Sunday, January 27, 2008

Blossoms, Dearie


All right, see if you can follow this: Back in the early 1960s, there was a singing group called the Blossoms that provided backing vocals for people like Ray Charles and Doris Day in their studio recordings. Now, Phil Spector had gotten his hands on a song called "He's a Rebel" (written by Gene Pitney) that he wanted his group the Crystals to cut as a follow-up to their hits "There's No Other (Like My Baby)" and "Uptown." Afraid someone else would record the song first and with the Crystals on the road, Spector enlisted the Blossoms, behind lead singer Darlene Wright (left), to sing "He's a Rebel" - but he released the song under the name the Crystals. (The real Crystals found out about this when they heard the song on the radio; backup singer LaLa Brooks, the Crystal whose voice sounded most like Wright's, quickly learned the song and the girls added it to their stage shows.)
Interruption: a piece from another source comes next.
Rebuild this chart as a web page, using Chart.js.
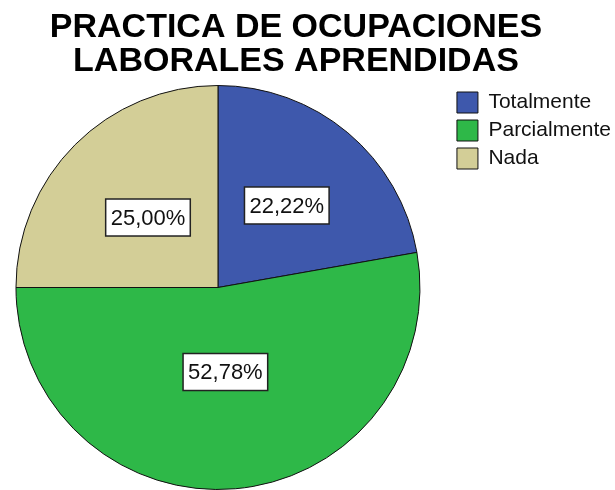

Although the Crystals would later go on to record more material under their own name, Spector liked the Blossoms enough to use them on another recording, his unlikely hit version of "Zip-a-Dee-Doo-Dah," which went to Number Eight early in 1963. This time, Spector called the group Bob B. Soxx and the Blue Jeans, even though there was no such person as Bob B. Soxx.

After all that work, Wright began to realize that she was a valued member of Spector's repertory, and insisted that she'd only sing for him if she could do so under her own name. Spector agreed, to a point - he made her change her name to the zippier Darlene Love, and it was as Darlene Love that she embarked on a career that has extended to this very day.

In the end, Darlene Wright made records as part of the Blossoms, the Crystals, Bob B. Soxx and the Blue Jeans, and as Darlene Love. (She also did backing vocals on Cheech and Chong's "Basketball Jones.") And you thought Eric Clapton was in a lot of bands.